Aim of the exercise:
Print the listing from its top line through the line containing "from matplotlib.patches import Rectangle", nothing more, and leave out the pictures.
==== Information provided
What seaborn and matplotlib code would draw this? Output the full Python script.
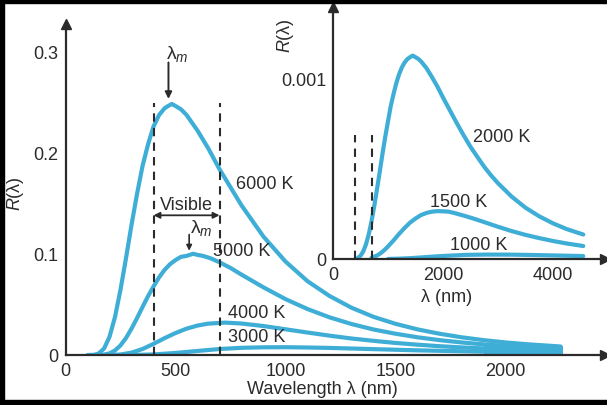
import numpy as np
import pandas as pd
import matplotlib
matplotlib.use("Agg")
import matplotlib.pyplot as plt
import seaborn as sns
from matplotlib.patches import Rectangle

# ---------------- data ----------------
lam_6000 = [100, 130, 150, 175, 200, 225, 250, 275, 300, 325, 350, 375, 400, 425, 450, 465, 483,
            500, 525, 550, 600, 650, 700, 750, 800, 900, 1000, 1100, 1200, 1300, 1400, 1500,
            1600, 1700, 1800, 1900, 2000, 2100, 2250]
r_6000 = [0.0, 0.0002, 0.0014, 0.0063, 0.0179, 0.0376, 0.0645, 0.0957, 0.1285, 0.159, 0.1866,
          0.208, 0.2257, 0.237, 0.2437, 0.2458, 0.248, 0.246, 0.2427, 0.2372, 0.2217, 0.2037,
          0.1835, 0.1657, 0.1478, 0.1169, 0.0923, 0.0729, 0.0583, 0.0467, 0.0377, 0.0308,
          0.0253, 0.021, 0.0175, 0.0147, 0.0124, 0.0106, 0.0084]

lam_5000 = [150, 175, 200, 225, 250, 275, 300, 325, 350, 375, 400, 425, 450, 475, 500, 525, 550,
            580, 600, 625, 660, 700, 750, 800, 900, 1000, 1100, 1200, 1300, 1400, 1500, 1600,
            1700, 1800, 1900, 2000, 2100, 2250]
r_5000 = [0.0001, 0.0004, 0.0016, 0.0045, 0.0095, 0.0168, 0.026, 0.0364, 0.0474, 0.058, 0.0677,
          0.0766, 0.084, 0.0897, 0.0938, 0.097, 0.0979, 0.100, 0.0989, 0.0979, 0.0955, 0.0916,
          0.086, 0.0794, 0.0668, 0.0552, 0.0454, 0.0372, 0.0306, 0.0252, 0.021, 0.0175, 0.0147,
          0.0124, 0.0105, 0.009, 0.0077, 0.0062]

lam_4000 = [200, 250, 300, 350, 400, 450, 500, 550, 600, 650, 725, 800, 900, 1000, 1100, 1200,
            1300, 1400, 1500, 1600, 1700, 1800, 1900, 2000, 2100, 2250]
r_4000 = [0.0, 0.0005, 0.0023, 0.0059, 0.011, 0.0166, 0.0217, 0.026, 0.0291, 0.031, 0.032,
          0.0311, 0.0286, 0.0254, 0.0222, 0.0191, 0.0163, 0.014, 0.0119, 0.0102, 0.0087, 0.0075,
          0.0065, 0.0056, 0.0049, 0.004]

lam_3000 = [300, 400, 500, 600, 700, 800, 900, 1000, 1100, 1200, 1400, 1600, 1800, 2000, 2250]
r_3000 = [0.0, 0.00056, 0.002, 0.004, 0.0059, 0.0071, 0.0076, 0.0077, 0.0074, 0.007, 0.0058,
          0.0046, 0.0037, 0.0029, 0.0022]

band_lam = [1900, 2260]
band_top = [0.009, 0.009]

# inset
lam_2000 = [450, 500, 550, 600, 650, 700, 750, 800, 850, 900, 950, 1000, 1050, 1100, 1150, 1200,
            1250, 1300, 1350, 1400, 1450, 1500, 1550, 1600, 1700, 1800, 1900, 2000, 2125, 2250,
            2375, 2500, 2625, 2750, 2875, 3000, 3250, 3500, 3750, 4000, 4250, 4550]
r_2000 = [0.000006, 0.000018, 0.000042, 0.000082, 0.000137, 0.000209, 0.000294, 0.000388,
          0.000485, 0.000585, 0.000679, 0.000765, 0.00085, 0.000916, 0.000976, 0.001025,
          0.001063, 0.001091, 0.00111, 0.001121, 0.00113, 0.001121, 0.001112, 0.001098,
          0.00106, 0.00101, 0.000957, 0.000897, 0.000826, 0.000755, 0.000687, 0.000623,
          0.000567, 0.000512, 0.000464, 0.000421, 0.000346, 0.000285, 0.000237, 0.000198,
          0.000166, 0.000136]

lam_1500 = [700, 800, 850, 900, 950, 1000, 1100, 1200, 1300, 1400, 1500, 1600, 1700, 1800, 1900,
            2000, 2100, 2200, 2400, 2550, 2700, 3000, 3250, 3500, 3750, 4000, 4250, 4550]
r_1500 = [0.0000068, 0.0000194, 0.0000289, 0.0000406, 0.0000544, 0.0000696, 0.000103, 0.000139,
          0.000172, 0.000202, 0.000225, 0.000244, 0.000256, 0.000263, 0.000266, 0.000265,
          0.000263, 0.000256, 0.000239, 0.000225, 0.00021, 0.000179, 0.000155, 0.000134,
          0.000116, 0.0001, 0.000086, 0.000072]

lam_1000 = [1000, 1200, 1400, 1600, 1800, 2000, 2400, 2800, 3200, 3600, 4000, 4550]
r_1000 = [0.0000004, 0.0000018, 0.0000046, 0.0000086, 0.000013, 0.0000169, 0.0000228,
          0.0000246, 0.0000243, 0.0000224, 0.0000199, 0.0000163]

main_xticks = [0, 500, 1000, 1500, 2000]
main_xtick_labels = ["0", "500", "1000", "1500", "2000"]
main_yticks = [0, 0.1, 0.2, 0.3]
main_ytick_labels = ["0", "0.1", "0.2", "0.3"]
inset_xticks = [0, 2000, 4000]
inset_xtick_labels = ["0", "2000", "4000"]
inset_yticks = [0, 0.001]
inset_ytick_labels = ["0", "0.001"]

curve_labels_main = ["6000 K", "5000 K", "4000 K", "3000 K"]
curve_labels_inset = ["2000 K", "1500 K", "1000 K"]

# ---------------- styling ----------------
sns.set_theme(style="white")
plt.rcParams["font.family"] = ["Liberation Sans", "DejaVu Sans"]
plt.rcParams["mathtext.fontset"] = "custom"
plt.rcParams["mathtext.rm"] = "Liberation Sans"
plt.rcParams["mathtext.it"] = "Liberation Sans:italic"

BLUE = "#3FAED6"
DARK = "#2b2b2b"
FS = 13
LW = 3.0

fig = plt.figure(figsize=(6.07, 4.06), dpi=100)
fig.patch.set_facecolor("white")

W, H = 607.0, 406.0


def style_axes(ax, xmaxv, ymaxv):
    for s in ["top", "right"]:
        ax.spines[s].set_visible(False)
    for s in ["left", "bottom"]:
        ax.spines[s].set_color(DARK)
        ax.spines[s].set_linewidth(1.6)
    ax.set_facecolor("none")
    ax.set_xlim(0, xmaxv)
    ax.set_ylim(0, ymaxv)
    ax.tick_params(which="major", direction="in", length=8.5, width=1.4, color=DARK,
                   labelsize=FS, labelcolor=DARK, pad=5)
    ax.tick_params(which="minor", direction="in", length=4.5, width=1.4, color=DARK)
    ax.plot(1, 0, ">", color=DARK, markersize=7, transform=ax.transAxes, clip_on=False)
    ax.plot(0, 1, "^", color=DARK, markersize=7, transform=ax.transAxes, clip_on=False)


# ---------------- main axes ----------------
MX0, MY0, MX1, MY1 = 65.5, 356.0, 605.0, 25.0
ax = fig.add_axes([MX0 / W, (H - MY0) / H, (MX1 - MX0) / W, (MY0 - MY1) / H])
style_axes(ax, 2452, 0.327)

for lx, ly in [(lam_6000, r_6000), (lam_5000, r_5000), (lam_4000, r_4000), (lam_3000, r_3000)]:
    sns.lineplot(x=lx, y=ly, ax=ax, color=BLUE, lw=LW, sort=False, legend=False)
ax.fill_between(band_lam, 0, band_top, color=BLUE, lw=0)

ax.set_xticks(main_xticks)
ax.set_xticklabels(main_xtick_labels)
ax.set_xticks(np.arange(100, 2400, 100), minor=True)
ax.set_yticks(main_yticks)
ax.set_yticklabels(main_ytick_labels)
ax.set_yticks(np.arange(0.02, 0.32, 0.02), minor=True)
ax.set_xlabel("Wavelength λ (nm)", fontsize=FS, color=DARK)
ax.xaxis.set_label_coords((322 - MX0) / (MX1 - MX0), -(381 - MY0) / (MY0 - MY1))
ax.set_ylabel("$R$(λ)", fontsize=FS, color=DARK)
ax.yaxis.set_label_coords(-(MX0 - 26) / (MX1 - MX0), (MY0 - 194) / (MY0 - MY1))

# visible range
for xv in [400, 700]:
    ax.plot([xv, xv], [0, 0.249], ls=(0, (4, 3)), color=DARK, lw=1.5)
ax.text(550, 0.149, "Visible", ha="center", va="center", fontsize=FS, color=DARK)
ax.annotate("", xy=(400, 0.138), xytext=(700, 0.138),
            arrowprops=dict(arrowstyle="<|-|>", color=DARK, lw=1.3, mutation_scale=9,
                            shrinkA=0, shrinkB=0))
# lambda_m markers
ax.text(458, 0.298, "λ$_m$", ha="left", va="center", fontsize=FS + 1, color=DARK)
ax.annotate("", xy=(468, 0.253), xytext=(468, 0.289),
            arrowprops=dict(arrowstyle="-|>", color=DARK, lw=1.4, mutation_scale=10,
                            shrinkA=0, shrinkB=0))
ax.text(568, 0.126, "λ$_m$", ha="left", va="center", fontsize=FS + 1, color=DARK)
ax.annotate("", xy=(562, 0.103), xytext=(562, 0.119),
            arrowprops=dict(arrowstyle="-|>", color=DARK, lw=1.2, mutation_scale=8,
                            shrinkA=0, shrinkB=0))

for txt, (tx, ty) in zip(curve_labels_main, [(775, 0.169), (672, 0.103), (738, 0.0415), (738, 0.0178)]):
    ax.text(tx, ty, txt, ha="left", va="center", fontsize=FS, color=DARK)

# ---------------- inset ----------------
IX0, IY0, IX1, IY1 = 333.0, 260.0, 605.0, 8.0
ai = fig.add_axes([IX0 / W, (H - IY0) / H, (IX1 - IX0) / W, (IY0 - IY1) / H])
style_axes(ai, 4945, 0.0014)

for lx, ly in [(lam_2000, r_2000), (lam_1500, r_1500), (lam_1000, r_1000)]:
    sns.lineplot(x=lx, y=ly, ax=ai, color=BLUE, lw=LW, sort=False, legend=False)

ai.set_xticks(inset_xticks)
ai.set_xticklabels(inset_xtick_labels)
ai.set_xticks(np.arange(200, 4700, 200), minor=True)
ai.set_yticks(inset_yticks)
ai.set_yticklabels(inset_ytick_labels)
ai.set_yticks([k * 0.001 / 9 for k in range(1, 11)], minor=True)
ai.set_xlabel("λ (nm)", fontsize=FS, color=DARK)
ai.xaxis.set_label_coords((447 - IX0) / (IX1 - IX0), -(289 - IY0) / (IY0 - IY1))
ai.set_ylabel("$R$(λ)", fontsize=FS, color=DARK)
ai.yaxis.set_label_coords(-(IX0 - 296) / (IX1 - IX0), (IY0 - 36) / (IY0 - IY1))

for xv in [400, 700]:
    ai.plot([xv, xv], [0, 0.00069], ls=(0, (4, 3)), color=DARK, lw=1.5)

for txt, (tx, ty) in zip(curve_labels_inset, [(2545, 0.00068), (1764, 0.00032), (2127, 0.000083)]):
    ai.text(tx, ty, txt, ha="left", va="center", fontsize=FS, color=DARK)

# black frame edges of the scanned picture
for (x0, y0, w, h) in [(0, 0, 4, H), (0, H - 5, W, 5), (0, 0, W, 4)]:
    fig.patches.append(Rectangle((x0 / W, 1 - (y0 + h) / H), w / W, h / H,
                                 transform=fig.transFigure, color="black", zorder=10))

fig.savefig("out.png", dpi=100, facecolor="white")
========
Solution below:
What seaborn and matplotlib code would draw this? Output the full Python script.
import numpy as np
import pandas as pd
import matplotlib
matplotlib.use("Agg")
import matplotlib.pyplot as plt
import seaborn as sns
from matplotlib.patches import Rectangle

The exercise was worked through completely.